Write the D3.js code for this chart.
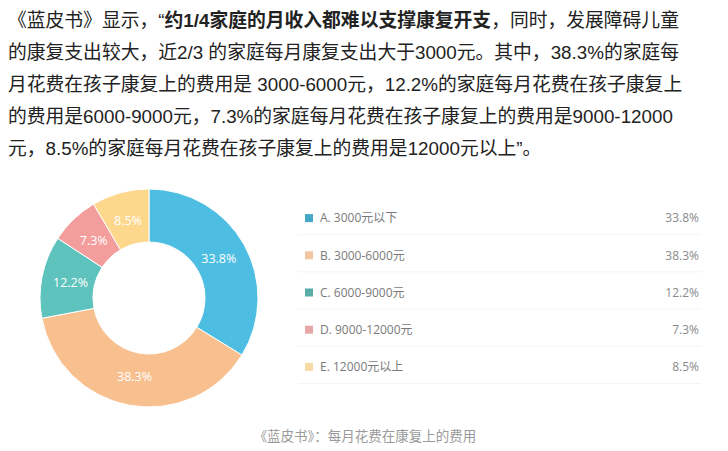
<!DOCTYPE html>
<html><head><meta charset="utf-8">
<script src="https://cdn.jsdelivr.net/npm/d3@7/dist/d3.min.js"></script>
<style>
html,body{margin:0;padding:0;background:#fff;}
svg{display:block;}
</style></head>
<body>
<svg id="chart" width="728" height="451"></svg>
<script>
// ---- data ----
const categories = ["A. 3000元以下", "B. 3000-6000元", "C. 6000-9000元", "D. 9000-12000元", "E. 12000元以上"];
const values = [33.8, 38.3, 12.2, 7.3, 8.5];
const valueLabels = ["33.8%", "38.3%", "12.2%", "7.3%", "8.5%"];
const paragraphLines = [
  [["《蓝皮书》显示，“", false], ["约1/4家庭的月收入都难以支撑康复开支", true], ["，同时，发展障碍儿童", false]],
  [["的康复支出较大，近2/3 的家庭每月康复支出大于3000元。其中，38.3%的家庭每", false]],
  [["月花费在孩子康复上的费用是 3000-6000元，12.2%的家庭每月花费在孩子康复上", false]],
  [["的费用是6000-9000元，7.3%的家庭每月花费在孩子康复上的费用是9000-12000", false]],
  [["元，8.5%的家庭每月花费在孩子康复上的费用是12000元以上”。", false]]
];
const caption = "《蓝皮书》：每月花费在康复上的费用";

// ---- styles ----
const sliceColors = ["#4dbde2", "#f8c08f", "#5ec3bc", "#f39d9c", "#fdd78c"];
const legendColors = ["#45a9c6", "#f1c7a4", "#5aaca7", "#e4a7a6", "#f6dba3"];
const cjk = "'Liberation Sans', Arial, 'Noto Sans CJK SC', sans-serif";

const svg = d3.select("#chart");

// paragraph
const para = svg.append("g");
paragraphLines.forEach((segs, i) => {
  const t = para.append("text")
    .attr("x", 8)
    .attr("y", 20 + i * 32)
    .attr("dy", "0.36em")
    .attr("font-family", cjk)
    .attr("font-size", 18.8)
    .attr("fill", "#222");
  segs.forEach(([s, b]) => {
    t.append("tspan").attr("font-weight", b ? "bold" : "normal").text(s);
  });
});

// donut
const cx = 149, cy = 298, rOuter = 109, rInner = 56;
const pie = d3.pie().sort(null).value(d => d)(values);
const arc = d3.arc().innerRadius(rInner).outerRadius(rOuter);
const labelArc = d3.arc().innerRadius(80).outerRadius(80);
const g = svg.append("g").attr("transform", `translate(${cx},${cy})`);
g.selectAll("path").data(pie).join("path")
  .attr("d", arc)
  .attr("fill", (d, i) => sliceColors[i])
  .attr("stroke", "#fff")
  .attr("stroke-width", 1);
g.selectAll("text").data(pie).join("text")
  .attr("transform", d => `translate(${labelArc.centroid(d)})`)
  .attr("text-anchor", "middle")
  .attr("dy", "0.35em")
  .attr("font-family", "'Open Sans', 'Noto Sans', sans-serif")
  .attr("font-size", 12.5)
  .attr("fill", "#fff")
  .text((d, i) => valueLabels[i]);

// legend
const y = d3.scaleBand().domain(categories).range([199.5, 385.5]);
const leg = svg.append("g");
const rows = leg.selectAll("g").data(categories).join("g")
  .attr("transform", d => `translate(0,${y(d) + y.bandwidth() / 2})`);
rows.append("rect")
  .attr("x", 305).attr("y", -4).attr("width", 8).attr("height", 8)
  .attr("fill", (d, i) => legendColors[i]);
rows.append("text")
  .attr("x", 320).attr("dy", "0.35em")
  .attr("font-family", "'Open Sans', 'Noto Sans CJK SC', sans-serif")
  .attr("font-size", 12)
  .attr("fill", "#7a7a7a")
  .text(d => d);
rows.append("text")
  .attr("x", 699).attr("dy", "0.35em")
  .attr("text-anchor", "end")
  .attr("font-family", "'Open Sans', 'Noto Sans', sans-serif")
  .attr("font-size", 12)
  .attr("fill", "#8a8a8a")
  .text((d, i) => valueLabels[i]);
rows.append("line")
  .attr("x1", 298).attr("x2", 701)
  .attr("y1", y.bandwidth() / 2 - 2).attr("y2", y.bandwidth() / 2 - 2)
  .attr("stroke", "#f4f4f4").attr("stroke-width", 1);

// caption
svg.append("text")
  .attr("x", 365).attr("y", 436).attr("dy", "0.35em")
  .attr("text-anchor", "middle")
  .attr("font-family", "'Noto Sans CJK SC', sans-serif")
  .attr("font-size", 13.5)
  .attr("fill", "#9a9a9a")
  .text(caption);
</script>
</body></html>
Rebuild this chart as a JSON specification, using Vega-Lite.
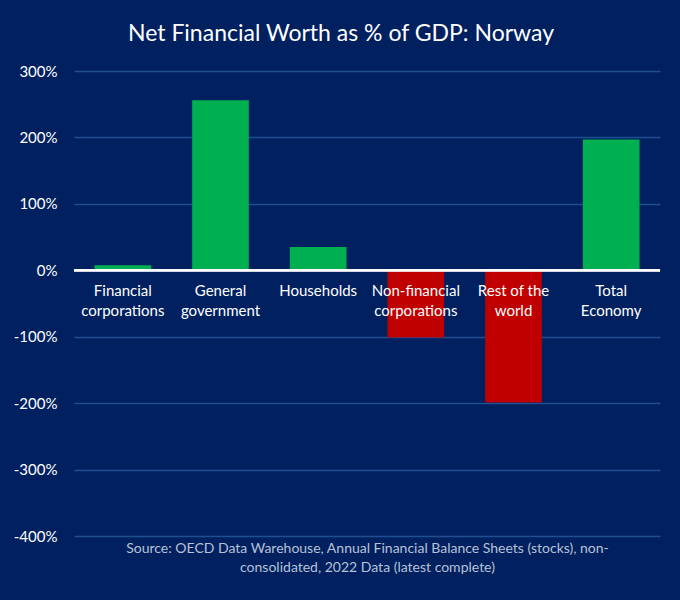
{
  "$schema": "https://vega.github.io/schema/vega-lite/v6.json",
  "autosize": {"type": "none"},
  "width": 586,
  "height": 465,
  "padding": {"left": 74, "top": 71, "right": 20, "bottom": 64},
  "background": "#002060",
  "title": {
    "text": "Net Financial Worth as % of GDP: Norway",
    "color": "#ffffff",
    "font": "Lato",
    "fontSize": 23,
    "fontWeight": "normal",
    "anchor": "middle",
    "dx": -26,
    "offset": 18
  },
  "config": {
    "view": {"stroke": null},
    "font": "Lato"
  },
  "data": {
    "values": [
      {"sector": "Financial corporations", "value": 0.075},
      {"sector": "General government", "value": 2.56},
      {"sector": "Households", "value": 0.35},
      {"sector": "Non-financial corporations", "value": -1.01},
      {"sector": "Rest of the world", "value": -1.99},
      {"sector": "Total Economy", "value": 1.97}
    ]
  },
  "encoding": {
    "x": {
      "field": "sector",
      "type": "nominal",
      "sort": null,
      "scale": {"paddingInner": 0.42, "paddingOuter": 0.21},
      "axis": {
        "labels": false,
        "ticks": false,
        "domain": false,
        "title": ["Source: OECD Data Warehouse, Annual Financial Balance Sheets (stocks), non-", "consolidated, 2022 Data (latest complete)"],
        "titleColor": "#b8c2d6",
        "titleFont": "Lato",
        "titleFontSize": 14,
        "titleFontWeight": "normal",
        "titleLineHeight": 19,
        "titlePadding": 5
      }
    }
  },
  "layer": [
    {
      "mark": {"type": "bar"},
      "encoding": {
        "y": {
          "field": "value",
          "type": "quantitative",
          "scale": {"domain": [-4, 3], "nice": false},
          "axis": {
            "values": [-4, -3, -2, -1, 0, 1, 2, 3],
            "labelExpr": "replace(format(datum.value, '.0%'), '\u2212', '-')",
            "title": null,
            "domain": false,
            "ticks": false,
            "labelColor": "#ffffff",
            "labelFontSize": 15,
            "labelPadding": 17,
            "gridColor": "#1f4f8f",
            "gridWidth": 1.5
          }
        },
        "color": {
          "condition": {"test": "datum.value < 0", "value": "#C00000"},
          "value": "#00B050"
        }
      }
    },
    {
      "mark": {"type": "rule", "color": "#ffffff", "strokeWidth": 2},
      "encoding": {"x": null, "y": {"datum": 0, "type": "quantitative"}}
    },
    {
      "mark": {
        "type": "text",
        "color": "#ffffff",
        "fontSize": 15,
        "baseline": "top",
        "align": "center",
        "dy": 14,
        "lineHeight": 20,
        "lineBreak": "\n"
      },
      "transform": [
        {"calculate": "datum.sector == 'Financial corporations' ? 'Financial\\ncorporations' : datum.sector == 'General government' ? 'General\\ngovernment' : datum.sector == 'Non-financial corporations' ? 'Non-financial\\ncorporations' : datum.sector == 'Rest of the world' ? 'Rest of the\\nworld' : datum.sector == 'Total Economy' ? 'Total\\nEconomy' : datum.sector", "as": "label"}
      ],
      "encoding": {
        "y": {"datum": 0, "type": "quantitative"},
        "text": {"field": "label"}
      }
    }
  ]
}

-*-*-

**TASK**
Report each line of the material above where the word "chart" appears.

**TASK SOLUTION**
Write the D3.js code for this chart.
<svg id="chart" width="728" height="451"></svg>
const svg = d3.select("#chart");
Rebuild this chart as a JSON specification, using Vega-Lite.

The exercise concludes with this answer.